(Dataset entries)
____

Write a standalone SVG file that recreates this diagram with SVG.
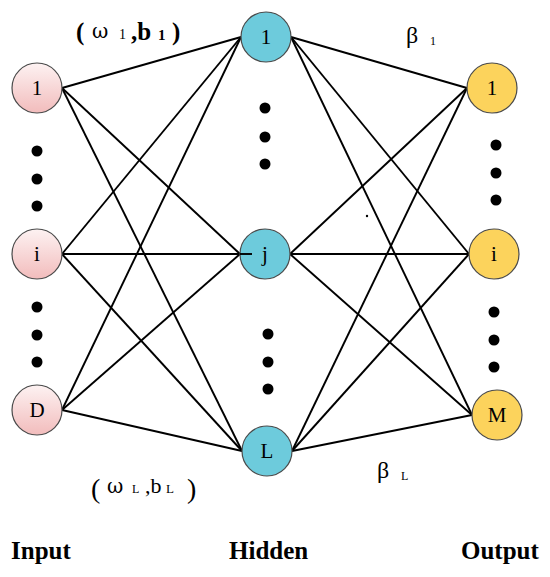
<svg xmlns="http://www.w3.org/2000/svg" width="550" height="577" viewBox="0 0 550 577">
<defs>
<linearGradient id="gIn" x1="0" y1="0" x2="0" y2="1">
<stop offset="0" stop-color="#fdf2f2"/>
<stop offset="1" stop-color="#f2bcbc"/>
</linearGradient>
<style>
.e{stroke:#000;stroke-width:1.9;fill:none}
.n{stroke:#4a4a4a;stroke-width:1.2}
.in{fill:url(#gIn)}
.hd{fill:#6dcbdc}
.out{fill:#fcd35c}
.t{font-family:"Liberation Serif","Times New Roman",serif;font-size:21px;text-anchor:middle;fill:#000}
.s{font-family:"Liberation Serif","Times New Roman",serif;fill:#000}
.g{font-family:"DejaVu Serif",serif}
.dot{fill:#000}
</style>
</defs>
<rect width="550" height="577" fill="#fff"/>
<g id="connectors">
<line class="e" x1="62" y1="88" x2="241" y2="37"/>
<line class="e" x1="62" y1="88" x2="240" y2="254"/>
<line class="e" x1="62" y1="88" x2="242" y2="451"/>
<line class="e" x1="62" y1="254" x2="241" y2="37"/>
<line class="e" x1="62" y1="254" x2="240" y2="254"/>
<line class="e" x1="62" y1="254" x2="242" y2="451"/>
<line class="e" x1="62" y1="410" x2="241" y2="37"/>
<line class="e" x1="62" y1="410" x2="240" y2="254"/>
<line class="e" x1="62" y1="410" x2="242" y2="451"/>
<line class="e" x1="291" y1="37" x2="467" y2="88"/>
<line class="e" x1="291" y1="37" x2="469" y2="254"/>
<line class="e" x1="291" y1="37" x2="472" y2="415"/>
<line class="e" x1="290" y1="254" x2="467" y2="88"/>
<line class="e" x1="290" y1="254" x2="469" y2="254"/>
<line class="e" x1="290" y1="254" x2="472" y2="415"/>
<line class="e" x1="292" y1="451" x2="467" y2="88"/>
<line class="e" x1="292" y1="451" x2="469" y2="254"/>
<line class="e" x1="292" y1="451" x2="472" y2="415"/>
</g>
<g id="input-1"><circle class="n in" cx="37" cy="88" r="25"/><text class="t" x="37" y="95">1</text></g>
<g id="input-i"><circle class="n in" cx="37" cy="254" r="25"/><text class="t" x="37" y="261">i</text></g>
<g id="input-D"><circle class="n in" cx="37" cy="410" r="25"/><text class="t" x="37" y="417">D</text></g>
<g id="hidden-1"><circle class="n hd" cx="266" cy="37" r="25"/><text class="t" x="266" y="44">1</text></g>
<g id="hidden-j"><circle class="n hd" cx="265" cy="254" r="25"/><line class="e" x1="240" y1="254" x2="252" y2="254"/><text class="t" x="265" y="261">j</text></g>
<g id="hidden-L"><circle class="n hd" cx="267" cy="451" r="25"/><text class="t" x="267" y="458">L</text></g>
<g id="output-1"><circle class="n out" cx="492" cy="88" r="25"/><text class="t" x="492" y="95">1</text></g>
<g id="output-i"><circle class="n out" cx="494" cy="254" r="25"/><text class="t" x="494" y="261">i</text></g>
<g id="output-M"><circle class="n out" cx="497" cy="415" r="25"/><text class="t" x="497" y="422">M</text></g>
<g id="dots">
<circle class="dot" cx="37" cy="151" r="5.5"/>
<circle class="dot" cx="37" cy="179" r="5.5"/>
<circle class="dot" cx="37" cy="206" r="5.5"/>
<circle class="dot" cx="37" cy="307" r="5.5"/>
<circle class="dot" cx="37" cy="335" r="5.5"/>
<circle class="dot" cx="37" cy="362" r="5.5"/>
<circle class="dot" cx="265" cy="108" r="5.5"/>
<circle class="dot" cx="265" cy="137" r="5.5"/>
<circle class="dot" cx="265" cy="164" r="5.5"/>
<circle class="dot" cx="268" cy="334" r="5.5"/>
<circle class="dot" cx="268" cy="362" r="5.5"/>
<circle class="dot" cx="268" cy="389" r="5.5"/>
<circle class="dot" cx="496" cy="145" r="5.5"/>
<circle class="dot" cx="496" cy="173" r="5.5"/>
<circle class="dot" cx="496" cy="200" r="5.5"/>
<circle class="dot" cx="494" cy="312" r="5.5"/>
<circle class="dot" cx="494" cy="340" r="5.5"/>
<circle class="dot" cx="494" cy="367" r="5.5"/>
<circle class="dot" cx="367" cy="216" r="1.2"/>
</g>
<g id="labels">
<text class="s" font-weight="bold"><tspan x="76" y="40" font-size="25">(</tspan><tspan class="g" x="92" y="38" font-size="20" font-weight="normal">ω</tspan><tspan x="119" y="39" font-size="14" font-weight="normal">1</tspan><tspan x="131" y="40" font-size="25">,b</tspan><tspan x="158" y="40" font-size="15">1</tspan><tspan x="172" y="40" font-size="25">)</tspan></text>
<text class="s"><tspan x="91" y="498" font-size="28">(</tspan><tspan class="g" x="107" y="493" font-size="20">ω</tspan><tspan x="132" y="493" font-size="12">L</tspan><tspan x="145" y="493" font-size="22">,b</tspan><tspan x="166" y="493" font-size="13">L</tspan><tspan x="187" y="498" font-size="28">)</tspan></text>
<text class="s"><tspan x="406" y="43" font-size="24">β</tspan><tspan x="430" y="45" font-size="12">1</tspan></text>
<text class="s"><tspan x="377" y="478" font-size="24">β</tspan><tspan x="401" y="480" font-size="12">L</tspan></text>
<text class="s" x="11" y="559" font-size="25" font-weight="bold">Input</text>
<text class="s" x="229" y="559" font-size="25" font-weight="bold">Hidden</text>
<text class="s" x="461" y="559" font-size="25" font-weight="bold">Output</text>
</g>
</svg>
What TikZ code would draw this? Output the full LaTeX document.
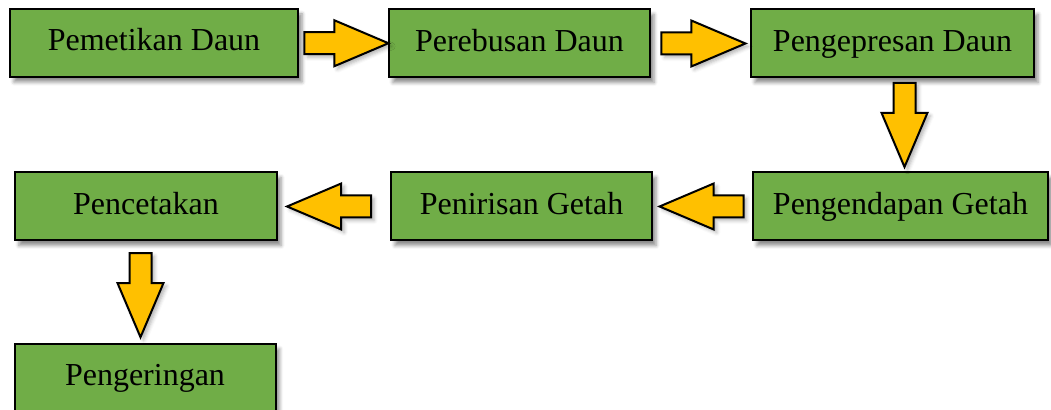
\documentclass[tikz,border=0pt]{standalone}
\usepackage{fontspec}
\setmainfont{Liberation Serif}
\usetikzlibrary{shapes.arrows,shadows.blur}
\definecolor{daun}{HTML}{70AD47}
\definecolor{getah}{HTML}{FFC000}
\begin{document}
\begin{tikzpicture}[x=0.5pt, y=-0.5pt,
  every node/.style={font=\fontsize{16}{18}\selectfont},
  tahap/.style={draw, line width=1pt, fill=daun, minimum height=34pt,
    minimum width=130.5pt, inner sep=0pt, text height=11pt, text depth=3pt,
    blur shadow={shadow xshift=2pt, shadow yshift=-2.5pt, shadow opacity=45}},
  panah/.style={single arrow, draw, line width=1pt, fill=getah,
    minimum height=42pt, inner sep=5pt, single arrow head extend=6pt,
    single arrow tip angle=46, single arrow head indent=0pt,
    blur shadow={shadow xshift=1.5pt, shadow yshift=-1.5pt, shadow opacity=30}}
]
  \clip (0,0) rectangle (1051,410);
  \useasboundingbox (0,0) rectangle (1051,410);

  % baris atas
  \node[tahap, minimum width=144pt] (petik) at (154,43) {Pemetikan Daun};
  \node[tahap] (rebus) at (519.5,43.5) {Perebusan Daun};
  \node[tahap, minimum width=141.5pt] (pres) at (892.5,43.5) {Pengepresan Daun};
  % baris tengah
  \node[tahap, minimum width=147.5pt] (endap) at (900.5,206.5) {Pengendapan Getah};
  \node[tahap] (tiris) at (521.5,206.5) {Penirisan Getah};
  \node[tahap, minimum width=131pt] (cetak) at (146,206.5) {Pencetakan};
  % baris bawah
  \node[tahap] (kering) at (145,378) {Pengeringan};

  \path (petik.east) -- (rebus.west)
    node[panah, midway, xshift=-5pt] (p1) {};
  \path (rebus.east) -- (pres.west)
    node[panah, midway, xshift=-5pt] (p2) {};
  \path (pres.south) -- (endap.north)
    node[panah, midway, xshift=4pt, yshift=6.5pt, shape border rotate=270] (p3) {};
  \path (endap.west) -- (tiris.east)
    node[panah, midway, xshift=6pt, shape border rotate=180] (p4) {};
  \path (tiris.west) -- (cetak.east)
    node[panah, midway, xshift=4pt, shape border rotate=180] (p5) {};
  \path (cetak.south) -- (kering.north)
    node[panah, midway, xshift=-2.5pt, yshift=5pt, shape border rotate=270] (p6) {};
\end{tikzpicture}
\end{document}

____

• [Task requirements]: Return all lines containing the word "standalone".

• [Correct result]:
Write a standalone SVG file that recreates this diagram with SVG.
\documentclass[tikz,border=0pt]{standalone}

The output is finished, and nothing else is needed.